Stuart Picken was born in Glasgow in 1942 and enjoyed an international reputation in philosophy, comparative religious and cultural studies, but it is as a scholar of Japan and Japanese thought for which he will be best remembered, and as one of the world’s foremost experts on Shinto.

Whether in his research or teaching, Professor Picken devoted much of his life to increasing understanding between his adopted country and the West, and in 2007 he was recognised with the Order of the Sacred Treasure, an imperial decoration for his pioneering research and outstanding contribution to the promotion of friendship and mutual understanding between Japan and the UK. He also served as the International Adviser to the High Priest of the Tsubaki Grand Shrine, one of Japan’s largest and oldest shrines.
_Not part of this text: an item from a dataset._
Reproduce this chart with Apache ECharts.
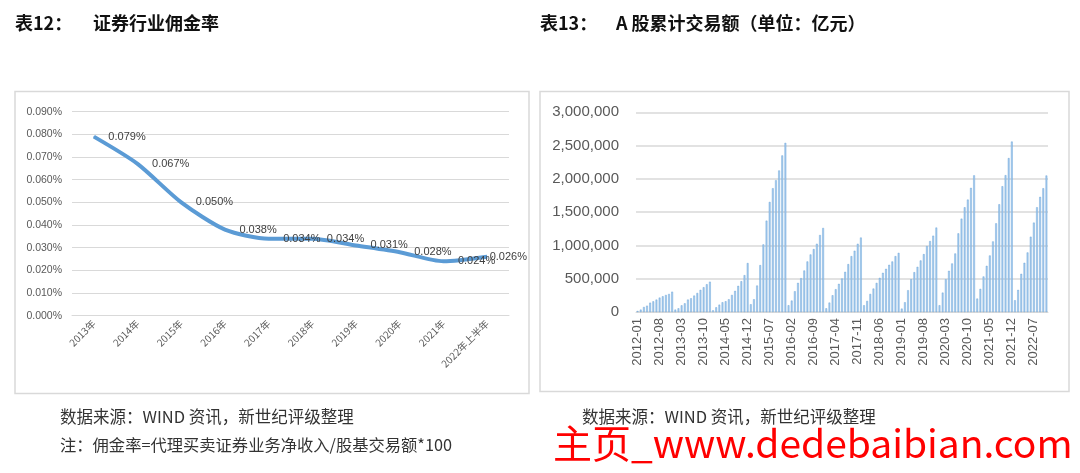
<!DOCTYPE html>
<html><head><meta charset="utf-8">
<script src="https://cdn.jsdelivr.net/npm/echarts/dist/echarts.min.js"></script>
<style>html,body{margin:0;padding:0;background:#fff;}#c{width:1080px;height:473px;}</style>
</head><body><div id="c"></div>
<script>
// ---- Left chart: commission rate ----
const rateYears = ['2013年','2014年','2015年','2016年','2017年','2018年','2019年','2020年','2021年','2022年上半年'];
const rateValues = [0.079,0.067,0.050,0.038,0.034,0.034,0.031,0.028,0.024,0.026];

// ---- Right chart: A-share cumulative turnover (亿元), monthly ----
const vol2012 = [15000,35000,75000,95000,140000,160000,186000,216000,236000,256000,271000,305000];
const vol2013 = [35000,55000,100000,130000,186000,206000,246000,286000,332000,372000,417000,455000];
const vol2014 = [25000,70000,110000,146000,161000,191000,256000,317000,392000,462000,553000,735000];
const vol2015 = [116000,191000,397000,704000,1015000,1372000,1653000,1859000,1980000,2126000,2352000,2540000];
const vol2016 = [101000,171000,312000,437000,508000,623000,759000,864000,945000,1025000,1156000,1262000];
const vol2017 = [55000,141000,251000,342000,422000,503000,603000,719000,839000,920000,1025000,1118000];
const vol2018 = [101000,166000,271000,352000,437000,513000,588000,648000,709000,759000,839000,888000];
const vol2019 = [50000,146000,327000,492000,598000,678000,774000,869000,990000,1065000,1146000,1268000];
const vol2020 = [101000,291000,492000,618000,729000,879000,1181000,1402000,1573000,1688000,1864000,2052000];
const vol2021 = [201000,347000,533000,693000,849000,1060000,1332000,1618000,1889000,2055000,2312000,2560000];
const vol2022 = [176000,332000,573000,739000,894000,1131000,1342000,1573000,1729000,1859000,2050000];
const volYears = [2012,2013,2014,2015,2016,2017,2018,2019,2020,2021,2022];
const volByYear = [vol2012,vol2013,vol2014,vol2015,vol2016,vol2017,vol2018,vol2019,vol2020,vol2021,vol2022];

const monthCategories = [];
const volValues = [];
volByYear.forEach(function(arr, i){
  arr.forEach(function(v, m){
    monthCategories.push(volYears[i] + '-' + String(m+1).padStart(2,'0'));
    volValues.push(v);
  });
});

const CJK = '"Noto Sans CJK SC", "Noto Sans", sans-serif';
const LAT = '"Liberation Sans", Arial, sans-serif';
const chart = echarts.init(document.getElementById('c'));

const rateData = rateValues.map(function(v, i){
  if (i === rateValues.length - 1) return {value: v, label: {distance: 2}};
  return v;
});

chart.setOption({
  backgroundColor: '#ffffff',
  animation: false,
  graphic: [
    {type:'rect', shape:{x:15, y:91.5, width:514, height:302}, style:{fill:'none', stroke:'#d9d9d9', lineWidth:1.5}, z:-1},
    {type:'rect', shape:{x:540, y:91.5, width:529, height:300}, style:{fill:'none', stroke:'#d9d9d9', lineWidth:1.5}, z:-1},
    {type:'text', left:15, top:14, style:{text:'表12：', font:'bold 18px ' + CJK, fill:'#111'}},
    {type:'text', left:93, top:14, style:{text:'证券行业佣金率', font:'bold 18px ' + CJK, fill:'#111'}},
    {type:'text', left:540, top:14, style:{text:'表13：', font:'bold 18px ' + CJK, fill:'#111'}},
    {type:'text', left:616, top:14, style:{text:'A 股累计交易额（单位：亿元）', font:'bold 18px ' + CJK, fill:'#111'}},
    {type:'text', left:60, top:408, style:{text:'数据来源：WIND 资讯，新世纪评级整理', font:'16.5px ' + CJK, fill:'#333'}},
    {type:'text', left:60, top:437, style:{text:'注：佣金率=代理买卖证券业务净收入/股基交易额*100', font:'16.3px ' + CJK, fill:'#333'}},
    {type:'text', left:582, top:408, style:{text:'数据来源：WIND 资讯，新世纪评级整理', font:'16.5px ' + CJK, fill:'#333'}},
    {type:'text', left:553, top:424, style:{text:'主页_www.dedebaibian.com', font:'39px ' + CJK, fill:'#ff0000'}, z:10}
  ],
  grid: [
    {left:72, right:571, top:111.7, bottom:157.3},
    {left:636, right:32, top:112.3, bottom:161}
  ],
  xAxis: [
    {type:'category', gridIndex:0, data:rateYears, boundaryGap:true,
     axisLine:{show:true, lineStyle:{color:'#d9d9d9'}}, axisTick:{show:false},
     axisLabel:{rotate:45, fontSize:10, color:'#595959', margin:6, interval:0, fontFamily:CJK}},
    {type:'category', gridIndex:1, data:monthCategories, boundaryGap:true,
     axisLine:{show:true, lineStyle:{color:'#d9d9d9'}}, axisTick:{show:false},
     axisLabel:{rotate:90, fontSize:13, color:'#595959', margin:6, interval:6, fontFamily:LAT}}
  ],
  yAxis: [
    {type:'value', gridIndex:0, min:0, max:0.09, interval:0.01,
     axisLine:{show:false}, axisTick:{show:false},
     splitLine:{lineStyle:{color:'#d9d9d9', width:1}},
     axisLabel:{fontSize:10.5, color:'#595959', margin:10, fontFamily:LAT,
       formatter:function(v){return v.toFixed(3)+'%';}}},
    {type:'value', gridIndex:1, min:0, max:3000000, interval:500000,
     axisLine:{show:false}, axisTick:{show:false},
     splitLine:{lineStyle:{color:'#d9d9d9', width:1.5}},
     axisLabel:{fontSize:15, color:'#595959', margin:17, fontFamily:LAT,
       formatter:function(v){return v.toLocaleString('en-US');}}}
  ],
  series: [
    {type:'line', xAxisIndex:0, yAxisIndex:0, data:rateData, smooth:0.25,
     symbol:'circle', symbolSize:1, itemStyle:{color:'#5b9bd5'},
     lineStyle:{color:'#5b9bd5', width:4},
     label:{show:true, position:'right', distance:14, fontSize:11, color:'#404040',
       fontFamily:LAT,
       formatter:function(p){return p.value.toFixed(3)+'%';}}},
    {type:'bar', xAxisIndex:1, yAxisIndex:1, data:volValues, barWidth:'55%',
     itemStyle:{color:'#a9cdee', borderColor:'#5b9bd5', borderWidth:0.4}}
  ]
});
</script>
</body></html>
From 2009, Professor Picken was the Founding Chairman of The International Academic Forum (IAFOR) where he was highly active in helping nurture and mentor a new generation of academics, and facilitating better intercultural and international awareness and understanding. In the years immediately preceding his illness, he continued to lecture throughout the world, in Europe, North America, Asia and the Middle East.

Following his passing, the organisation was restructured at this time, with Dr Joseph Haldane assuming the role of Chairman and CEO, and Professor Steve Cornwell being appointed as President of IAFOR, and Chairman of the International Academic Advisory Board.

The International Advisory Board is renamed the International Academic Advisory Board and divided into three academic divisions, at the head of which is an academic chair who also serves as a Vice-President of the organisation and who sits on the Executive Committee.